- **Aim**:
Your task is to repeat the lines from the line with "Convert this chart to matplotlib code." to the line with "plt.rcParams['font.family'] = ['Liberation", both ends included, and nothing else. Pictures stay out of the copy.

[Records with drawing code]
• • • •
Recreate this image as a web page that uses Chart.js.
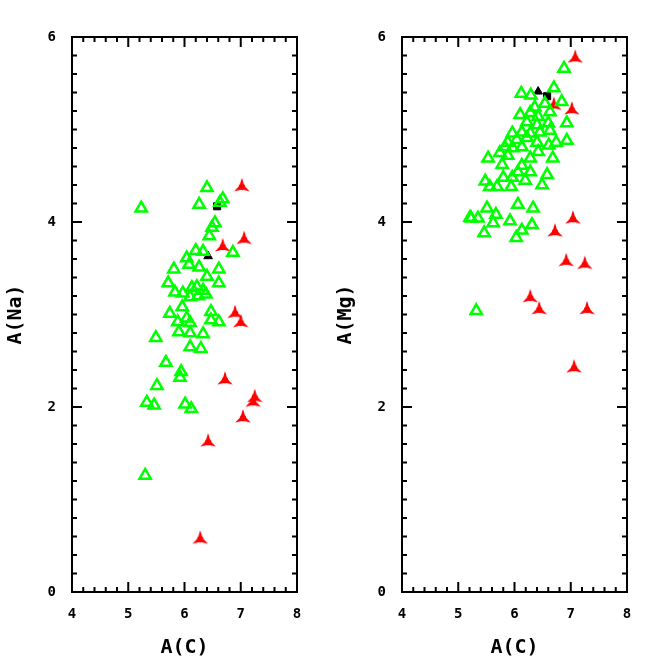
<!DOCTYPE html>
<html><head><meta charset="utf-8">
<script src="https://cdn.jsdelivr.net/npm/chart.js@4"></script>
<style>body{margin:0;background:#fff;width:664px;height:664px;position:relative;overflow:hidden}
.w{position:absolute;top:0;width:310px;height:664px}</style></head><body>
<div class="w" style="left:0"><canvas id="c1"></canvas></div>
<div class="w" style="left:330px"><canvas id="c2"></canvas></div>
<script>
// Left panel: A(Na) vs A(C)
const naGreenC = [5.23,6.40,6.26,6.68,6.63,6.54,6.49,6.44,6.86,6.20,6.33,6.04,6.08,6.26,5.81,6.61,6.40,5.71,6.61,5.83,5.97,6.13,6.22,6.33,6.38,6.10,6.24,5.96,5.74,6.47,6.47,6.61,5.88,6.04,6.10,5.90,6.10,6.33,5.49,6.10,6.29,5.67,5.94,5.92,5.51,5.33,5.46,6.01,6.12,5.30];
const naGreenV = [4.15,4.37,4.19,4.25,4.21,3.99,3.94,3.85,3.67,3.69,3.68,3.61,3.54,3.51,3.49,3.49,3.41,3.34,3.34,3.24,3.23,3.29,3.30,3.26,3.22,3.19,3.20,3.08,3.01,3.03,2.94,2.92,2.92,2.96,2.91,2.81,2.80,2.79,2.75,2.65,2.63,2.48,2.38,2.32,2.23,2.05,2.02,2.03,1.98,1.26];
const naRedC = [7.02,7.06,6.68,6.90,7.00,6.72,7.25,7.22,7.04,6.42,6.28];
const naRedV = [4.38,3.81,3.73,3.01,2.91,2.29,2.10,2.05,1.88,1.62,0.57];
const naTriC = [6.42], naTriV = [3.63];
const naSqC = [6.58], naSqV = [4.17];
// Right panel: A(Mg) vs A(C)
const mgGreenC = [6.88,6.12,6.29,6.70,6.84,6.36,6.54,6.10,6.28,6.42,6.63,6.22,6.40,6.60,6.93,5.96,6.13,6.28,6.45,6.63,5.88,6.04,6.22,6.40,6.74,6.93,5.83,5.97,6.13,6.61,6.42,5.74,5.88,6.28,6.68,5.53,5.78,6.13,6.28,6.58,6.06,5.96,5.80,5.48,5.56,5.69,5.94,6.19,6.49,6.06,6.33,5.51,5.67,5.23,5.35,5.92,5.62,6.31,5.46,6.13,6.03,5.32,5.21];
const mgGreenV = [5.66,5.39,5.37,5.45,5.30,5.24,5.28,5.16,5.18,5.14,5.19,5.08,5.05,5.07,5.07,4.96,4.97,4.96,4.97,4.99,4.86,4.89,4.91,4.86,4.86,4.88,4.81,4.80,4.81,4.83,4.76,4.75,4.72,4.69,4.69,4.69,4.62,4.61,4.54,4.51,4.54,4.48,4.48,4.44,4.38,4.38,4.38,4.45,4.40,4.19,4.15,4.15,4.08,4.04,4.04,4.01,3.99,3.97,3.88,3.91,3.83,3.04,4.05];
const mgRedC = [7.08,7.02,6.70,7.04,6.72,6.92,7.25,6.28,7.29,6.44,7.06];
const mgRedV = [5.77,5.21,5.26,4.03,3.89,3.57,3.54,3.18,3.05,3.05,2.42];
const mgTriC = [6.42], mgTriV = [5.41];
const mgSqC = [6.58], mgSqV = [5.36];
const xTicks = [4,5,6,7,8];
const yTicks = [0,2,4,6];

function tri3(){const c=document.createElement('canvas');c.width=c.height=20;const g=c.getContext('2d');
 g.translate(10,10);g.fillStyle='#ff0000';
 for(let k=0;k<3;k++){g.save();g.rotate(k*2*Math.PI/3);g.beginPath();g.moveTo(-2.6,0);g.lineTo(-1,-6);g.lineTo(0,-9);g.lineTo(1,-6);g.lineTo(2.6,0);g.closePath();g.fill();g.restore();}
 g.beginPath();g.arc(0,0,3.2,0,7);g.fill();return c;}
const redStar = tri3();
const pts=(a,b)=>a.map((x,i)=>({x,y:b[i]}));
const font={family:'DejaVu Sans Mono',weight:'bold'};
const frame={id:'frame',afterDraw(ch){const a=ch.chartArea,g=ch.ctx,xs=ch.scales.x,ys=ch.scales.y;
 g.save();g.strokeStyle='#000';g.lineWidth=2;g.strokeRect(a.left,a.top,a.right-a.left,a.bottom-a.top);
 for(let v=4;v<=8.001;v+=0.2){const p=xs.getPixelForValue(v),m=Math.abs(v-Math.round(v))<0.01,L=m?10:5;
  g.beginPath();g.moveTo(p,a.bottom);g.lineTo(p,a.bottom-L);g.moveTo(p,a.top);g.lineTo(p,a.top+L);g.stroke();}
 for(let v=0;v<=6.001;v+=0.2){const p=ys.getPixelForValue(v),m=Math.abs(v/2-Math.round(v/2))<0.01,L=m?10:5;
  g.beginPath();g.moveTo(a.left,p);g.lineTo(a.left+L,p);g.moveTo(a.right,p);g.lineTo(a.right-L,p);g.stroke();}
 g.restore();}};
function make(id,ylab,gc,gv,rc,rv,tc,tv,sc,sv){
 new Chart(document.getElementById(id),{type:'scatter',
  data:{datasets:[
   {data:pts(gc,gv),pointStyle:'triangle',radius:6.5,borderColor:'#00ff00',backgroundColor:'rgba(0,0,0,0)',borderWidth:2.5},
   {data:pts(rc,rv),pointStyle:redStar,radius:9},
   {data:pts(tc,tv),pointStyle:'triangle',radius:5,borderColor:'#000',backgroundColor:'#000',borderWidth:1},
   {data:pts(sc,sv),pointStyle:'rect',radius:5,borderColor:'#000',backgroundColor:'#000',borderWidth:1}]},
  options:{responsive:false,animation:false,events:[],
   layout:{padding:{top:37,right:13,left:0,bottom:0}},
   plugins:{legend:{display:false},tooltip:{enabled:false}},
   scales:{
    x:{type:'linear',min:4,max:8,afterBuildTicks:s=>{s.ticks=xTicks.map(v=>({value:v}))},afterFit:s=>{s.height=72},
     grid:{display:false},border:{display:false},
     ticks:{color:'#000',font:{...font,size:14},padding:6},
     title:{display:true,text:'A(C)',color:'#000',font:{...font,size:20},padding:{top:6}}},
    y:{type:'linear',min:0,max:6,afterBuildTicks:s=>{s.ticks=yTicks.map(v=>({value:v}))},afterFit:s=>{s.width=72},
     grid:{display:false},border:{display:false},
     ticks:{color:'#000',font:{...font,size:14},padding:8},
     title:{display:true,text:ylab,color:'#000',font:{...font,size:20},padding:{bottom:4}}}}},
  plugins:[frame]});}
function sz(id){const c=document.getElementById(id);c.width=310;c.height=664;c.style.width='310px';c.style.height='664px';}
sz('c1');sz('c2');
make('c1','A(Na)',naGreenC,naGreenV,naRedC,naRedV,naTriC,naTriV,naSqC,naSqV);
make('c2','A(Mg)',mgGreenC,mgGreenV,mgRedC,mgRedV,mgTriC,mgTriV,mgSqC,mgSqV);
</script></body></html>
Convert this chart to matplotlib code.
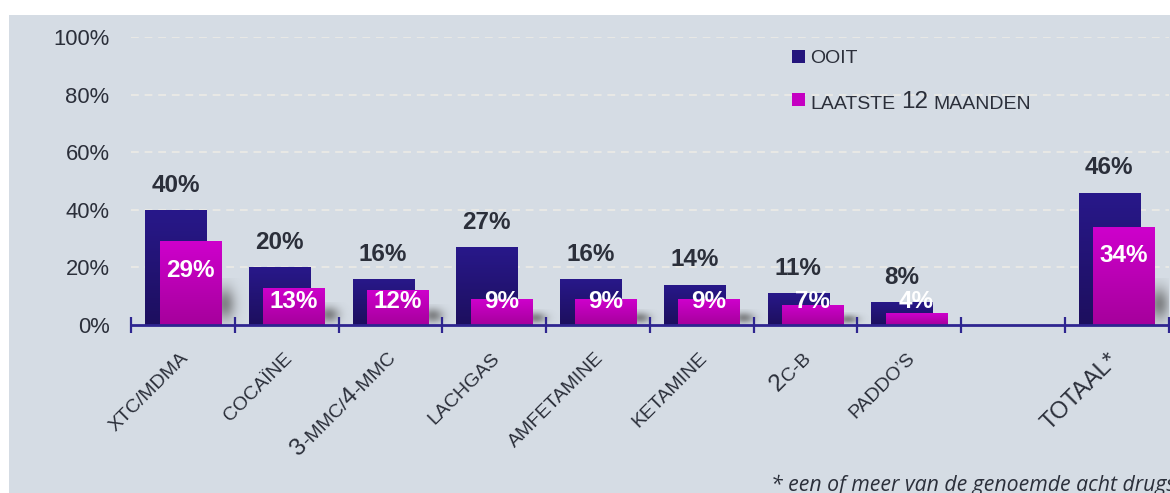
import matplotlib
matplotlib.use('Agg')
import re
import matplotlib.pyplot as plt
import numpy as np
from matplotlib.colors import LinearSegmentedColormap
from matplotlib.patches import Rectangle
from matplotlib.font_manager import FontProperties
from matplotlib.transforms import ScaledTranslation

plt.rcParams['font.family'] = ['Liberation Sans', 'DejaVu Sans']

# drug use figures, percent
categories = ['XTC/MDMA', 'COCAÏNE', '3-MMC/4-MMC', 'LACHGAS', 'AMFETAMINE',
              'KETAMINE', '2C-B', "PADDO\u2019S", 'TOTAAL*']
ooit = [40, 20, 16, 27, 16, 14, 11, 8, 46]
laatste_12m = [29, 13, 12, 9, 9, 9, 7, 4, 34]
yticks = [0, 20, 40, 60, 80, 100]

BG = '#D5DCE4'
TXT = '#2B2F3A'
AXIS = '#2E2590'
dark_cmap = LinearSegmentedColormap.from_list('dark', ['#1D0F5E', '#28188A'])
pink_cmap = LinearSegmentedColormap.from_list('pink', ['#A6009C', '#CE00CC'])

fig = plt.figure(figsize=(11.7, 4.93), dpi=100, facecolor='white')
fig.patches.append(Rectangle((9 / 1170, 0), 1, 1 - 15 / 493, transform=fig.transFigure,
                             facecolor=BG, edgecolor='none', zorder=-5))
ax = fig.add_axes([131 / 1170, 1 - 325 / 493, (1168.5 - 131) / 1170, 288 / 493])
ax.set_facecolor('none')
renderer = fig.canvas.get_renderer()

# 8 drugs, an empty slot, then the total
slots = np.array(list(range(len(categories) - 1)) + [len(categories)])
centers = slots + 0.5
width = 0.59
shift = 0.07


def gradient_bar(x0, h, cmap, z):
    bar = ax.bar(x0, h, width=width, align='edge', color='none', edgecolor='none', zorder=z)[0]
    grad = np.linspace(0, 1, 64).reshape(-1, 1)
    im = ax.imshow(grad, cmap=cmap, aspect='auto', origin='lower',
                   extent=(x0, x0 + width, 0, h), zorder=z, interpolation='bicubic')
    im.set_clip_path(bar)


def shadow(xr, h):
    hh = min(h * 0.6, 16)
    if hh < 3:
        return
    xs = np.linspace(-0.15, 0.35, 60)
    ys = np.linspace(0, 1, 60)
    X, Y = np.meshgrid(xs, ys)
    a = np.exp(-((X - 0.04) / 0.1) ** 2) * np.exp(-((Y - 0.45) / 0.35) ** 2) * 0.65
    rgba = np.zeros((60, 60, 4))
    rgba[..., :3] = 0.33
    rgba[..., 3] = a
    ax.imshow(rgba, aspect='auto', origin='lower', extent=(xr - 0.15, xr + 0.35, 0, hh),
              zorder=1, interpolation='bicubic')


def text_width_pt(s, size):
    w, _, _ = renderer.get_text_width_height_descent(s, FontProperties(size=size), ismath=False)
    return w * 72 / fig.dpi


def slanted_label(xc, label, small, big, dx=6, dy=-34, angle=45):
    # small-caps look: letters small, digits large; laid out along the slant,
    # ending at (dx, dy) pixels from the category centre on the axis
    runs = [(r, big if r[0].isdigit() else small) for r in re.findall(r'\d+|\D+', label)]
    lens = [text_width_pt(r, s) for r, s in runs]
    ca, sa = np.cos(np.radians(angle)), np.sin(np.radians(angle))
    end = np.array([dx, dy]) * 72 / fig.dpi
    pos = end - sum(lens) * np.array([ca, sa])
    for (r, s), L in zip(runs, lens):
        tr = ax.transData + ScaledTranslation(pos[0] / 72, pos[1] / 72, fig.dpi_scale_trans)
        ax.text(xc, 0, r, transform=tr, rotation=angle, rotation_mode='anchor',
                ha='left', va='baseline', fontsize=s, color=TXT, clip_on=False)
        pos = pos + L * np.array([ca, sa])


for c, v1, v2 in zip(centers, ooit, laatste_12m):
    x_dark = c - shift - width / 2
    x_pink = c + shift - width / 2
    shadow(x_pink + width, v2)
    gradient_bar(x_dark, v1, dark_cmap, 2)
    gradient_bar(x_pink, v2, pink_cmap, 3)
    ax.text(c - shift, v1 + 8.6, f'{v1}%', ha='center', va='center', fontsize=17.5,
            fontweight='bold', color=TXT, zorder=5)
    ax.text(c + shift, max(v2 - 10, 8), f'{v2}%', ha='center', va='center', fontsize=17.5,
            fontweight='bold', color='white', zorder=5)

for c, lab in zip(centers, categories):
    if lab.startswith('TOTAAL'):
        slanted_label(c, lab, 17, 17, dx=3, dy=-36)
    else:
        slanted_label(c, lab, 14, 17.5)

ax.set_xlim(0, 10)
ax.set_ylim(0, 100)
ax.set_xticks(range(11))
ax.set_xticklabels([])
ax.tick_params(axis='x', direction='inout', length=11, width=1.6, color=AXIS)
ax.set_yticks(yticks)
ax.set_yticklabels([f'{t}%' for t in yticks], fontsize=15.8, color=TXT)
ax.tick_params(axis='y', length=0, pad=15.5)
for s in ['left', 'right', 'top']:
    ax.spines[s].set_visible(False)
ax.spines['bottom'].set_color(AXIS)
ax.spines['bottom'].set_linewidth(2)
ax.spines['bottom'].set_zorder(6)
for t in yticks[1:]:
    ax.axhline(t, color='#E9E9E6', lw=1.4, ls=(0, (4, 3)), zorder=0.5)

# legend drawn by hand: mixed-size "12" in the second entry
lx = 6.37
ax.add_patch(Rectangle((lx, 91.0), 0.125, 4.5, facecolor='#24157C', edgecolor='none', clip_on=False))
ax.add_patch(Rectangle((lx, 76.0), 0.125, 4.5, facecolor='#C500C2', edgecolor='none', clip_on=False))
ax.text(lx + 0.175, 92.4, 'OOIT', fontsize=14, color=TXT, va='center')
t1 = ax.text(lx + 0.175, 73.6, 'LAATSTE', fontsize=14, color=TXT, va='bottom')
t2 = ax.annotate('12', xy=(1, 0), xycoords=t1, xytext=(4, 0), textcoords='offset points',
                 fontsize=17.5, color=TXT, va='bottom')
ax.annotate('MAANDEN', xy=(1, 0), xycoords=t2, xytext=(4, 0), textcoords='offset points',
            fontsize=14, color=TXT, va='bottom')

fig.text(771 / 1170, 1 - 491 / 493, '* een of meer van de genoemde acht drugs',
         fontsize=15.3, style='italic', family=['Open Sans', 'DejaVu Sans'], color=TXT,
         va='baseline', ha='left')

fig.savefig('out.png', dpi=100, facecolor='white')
• • • •
- **Output of the exercise**:
Convert this chart to matplotlib code.
import matplotlib
matplotlib.use('Agg')
import re
import matplotlib.pyplot as plt
import numpy as np
from matplotlib.colors import LinearSegmentedColormap
from matplotlib.patches import Rectangle
from matplotlib.font_manager import FontProperties
from matplotlib.transforms import ScaledTranslation

plt.rcParams['font.family'] = ['Liberation Sans', 'DejaVu Sans']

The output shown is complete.